──────── Data entries

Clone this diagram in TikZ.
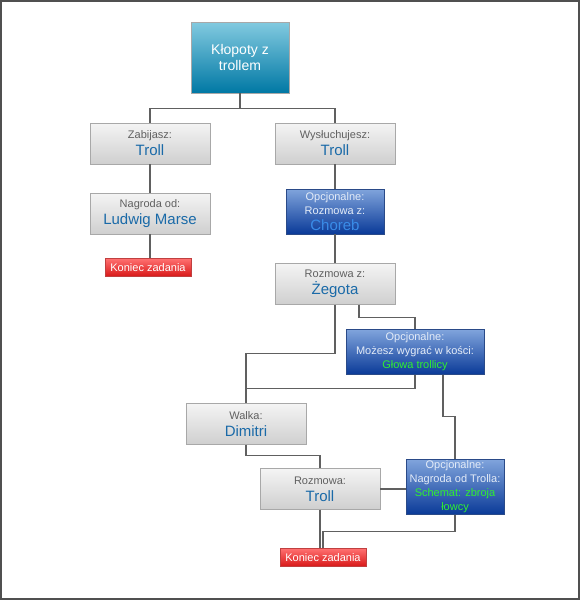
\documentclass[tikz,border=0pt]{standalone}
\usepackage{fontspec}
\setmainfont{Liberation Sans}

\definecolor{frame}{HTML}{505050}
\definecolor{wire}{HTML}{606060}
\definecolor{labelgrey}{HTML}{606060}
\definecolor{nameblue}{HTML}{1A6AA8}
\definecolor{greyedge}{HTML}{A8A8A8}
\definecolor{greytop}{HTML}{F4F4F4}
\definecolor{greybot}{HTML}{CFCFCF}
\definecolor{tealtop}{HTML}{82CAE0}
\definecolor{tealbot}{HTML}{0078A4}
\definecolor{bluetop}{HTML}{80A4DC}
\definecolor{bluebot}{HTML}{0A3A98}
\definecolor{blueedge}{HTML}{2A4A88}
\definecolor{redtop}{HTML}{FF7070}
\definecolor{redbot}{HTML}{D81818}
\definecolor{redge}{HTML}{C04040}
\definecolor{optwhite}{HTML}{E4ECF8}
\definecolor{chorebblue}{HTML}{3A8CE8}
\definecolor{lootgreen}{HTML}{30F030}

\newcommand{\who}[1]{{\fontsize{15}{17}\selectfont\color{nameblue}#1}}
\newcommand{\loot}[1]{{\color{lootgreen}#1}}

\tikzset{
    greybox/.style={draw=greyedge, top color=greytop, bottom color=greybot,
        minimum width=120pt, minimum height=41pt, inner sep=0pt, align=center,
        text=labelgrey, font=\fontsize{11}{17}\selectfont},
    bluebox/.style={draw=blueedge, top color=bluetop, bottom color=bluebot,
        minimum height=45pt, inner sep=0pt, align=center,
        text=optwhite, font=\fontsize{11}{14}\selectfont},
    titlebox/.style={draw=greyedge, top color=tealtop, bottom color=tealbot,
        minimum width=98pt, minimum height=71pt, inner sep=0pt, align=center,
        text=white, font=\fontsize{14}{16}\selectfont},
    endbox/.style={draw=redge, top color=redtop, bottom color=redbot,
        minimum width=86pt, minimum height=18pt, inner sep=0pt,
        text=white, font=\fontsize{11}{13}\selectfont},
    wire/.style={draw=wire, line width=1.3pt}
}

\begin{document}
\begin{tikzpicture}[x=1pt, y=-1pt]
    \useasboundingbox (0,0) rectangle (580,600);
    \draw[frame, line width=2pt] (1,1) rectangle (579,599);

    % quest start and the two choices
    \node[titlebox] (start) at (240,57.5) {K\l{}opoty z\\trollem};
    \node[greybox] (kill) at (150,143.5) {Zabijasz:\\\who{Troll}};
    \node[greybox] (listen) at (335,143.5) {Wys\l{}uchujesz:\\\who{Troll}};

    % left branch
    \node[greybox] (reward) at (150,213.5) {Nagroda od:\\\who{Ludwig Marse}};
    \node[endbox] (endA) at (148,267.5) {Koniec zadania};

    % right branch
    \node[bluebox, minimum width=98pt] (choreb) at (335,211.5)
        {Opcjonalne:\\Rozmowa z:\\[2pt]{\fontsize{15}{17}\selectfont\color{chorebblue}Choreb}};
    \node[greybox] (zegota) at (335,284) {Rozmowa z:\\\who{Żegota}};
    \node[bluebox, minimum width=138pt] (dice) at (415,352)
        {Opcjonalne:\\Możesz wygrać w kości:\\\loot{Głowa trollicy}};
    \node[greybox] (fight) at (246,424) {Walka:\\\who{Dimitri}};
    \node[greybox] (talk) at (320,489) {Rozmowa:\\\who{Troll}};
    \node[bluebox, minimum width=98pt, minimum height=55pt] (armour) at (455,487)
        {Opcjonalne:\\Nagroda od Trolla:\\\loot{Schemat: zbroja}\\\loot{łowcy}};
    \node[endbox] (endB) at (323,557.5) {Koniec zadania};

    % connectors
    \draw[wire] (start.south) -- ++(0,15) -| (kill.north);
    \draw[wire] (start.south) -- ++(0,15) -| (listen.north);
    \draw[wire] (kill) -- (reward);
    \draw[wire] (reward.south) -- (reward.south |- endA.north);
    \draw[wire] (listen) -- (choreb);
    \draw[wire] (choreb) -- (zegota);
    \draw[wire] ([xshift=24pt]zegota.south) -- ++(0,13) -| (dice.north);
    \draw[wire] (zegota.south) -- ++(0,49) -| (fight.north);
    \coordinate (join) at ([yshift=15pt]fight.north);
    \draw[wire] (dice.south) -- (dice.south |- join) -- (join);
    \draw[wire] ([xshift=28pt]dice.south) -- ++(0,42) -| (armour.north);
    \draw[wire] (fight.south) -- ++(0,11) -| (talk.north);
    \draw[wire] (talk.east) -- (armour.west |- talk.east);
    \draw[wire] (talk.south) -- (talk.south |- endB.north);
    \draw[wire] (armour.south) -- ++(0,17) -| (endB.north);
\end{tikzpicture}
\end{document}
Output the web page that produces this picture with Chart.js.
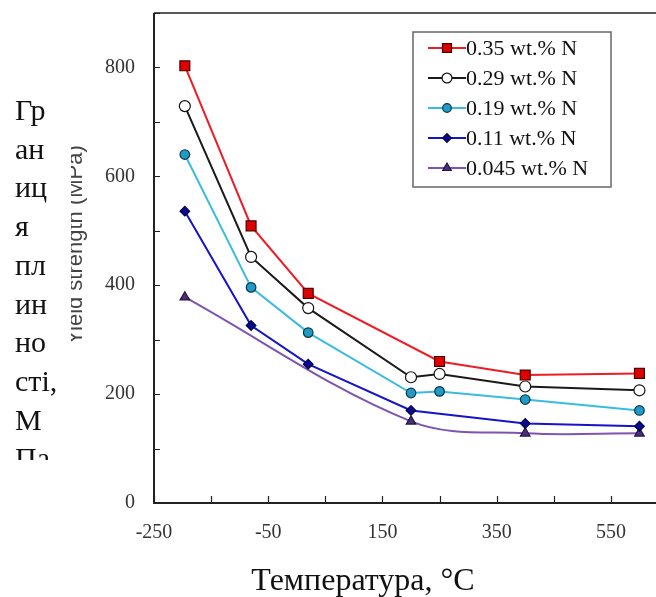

────────────────

- _What you are asked to do_:
Write out again exactly the lines from the start of the data above through the line containing "(listen) at (335,143.5)", inclusive, excluding any pictures.

- _Result_:
Clone this diagram in TikZ.
\documentclass[tikz,border=0pt]{standalone}
\usepackage{fontspec}
\setmainfont{Liberation Sans}

\definecolor{frame}{HTML}{505050}
\definecolor{wire}{HTML}{606060}
\definecolor{labelgrey}{HTML}{606060}
\definecolor{nameblue}{HTML}{1A6AA8}
\definecolor{greyedge}{HTML}{A8A8A8}
\definecolor{greytop}{HTML}{F4F4F4}
\definecolor{greybot}{HTML}{CFCFCF}
\definecolor{tealtop}{HTML}{82CAE0}
\definecolor{tealbot}{HTML}{0078A4}
\definecolor{bluetop}{HTML}{80A4DC}
\definecolor{bluebot}{HTML}{0A3A98}
\definecolor{blueedge}{HTML}{2A4A88}
\definecolor{redtop}{HTML}{FF7070}
\definecolor{redbot}{HTML}{D81818}
\definecolor{redge}{HTML}{C04040}
\definecolor{optwhite}{HTML}{E4ECF8}
\definecolor{chorebblue}{HTML}{3A8CE8}
\definecolor{lootgreen}{HTML}{30F030}

\newcommand{\who}[1]{{\fontsize{15}{17}\selectfont\color{nameblue}#1}}
\newcommand{\loot}[1]{{\color{lootgreen}#1}}

\tikzset{
    greybox/.style={draw=greyedge, top color=greytop, bottom color=greybot,
        minimum width=120pt, minimum height=41pt, inner sep=0pt, align=center,
        text=labelgrey, font=\fontsize{11}{17}\selectfont},
    bluebox/.style={draw=blueedge, top color=bluetop, bottom color=bluebot,
        minimum height=45pt, inner sep=0pt, align=center,
        text=optwhite, font=\fontsize{11}{14}\selectfont},
    titlebox/.style={draw=greyedge, top color=tealtop, bottom color=tealbot,
        minimum width=98pt, minimum height=71pt, inner sep=0pt, align=center,
        text=white, font=\fontsize{14}{16}\selectfont},
    endbox/.style={draw=redge, top color=redtop, bottom color=redbot,
        minimum width=86pt, minimum height=18pt, inner sep=0pt,
        text=white, font=\fontsize{11}{13}\selectfont},
    wire/.style={draw=wire, line width=1.3pt}
}

\begin{document}
\begin{tikzpicture}[x=1pt, y=-1pt]
    \useasboundingbox (0,0) rectangle (580,600);
    \draw[frame, line width=2pt] (1,1) rectangle (579,599);

    % quest start and the two choices
    \node[titlebox] (start) at (240,57.5) {K\l{}opoty z\\trollem};
    \node[greybox] (kill) at (150,143.5) {Zabijasz:\\\who{Troll}};
    \node[greybox] (listen) at (335,143.5) {Wys\l{}uchujesz:\\\who{Troll}};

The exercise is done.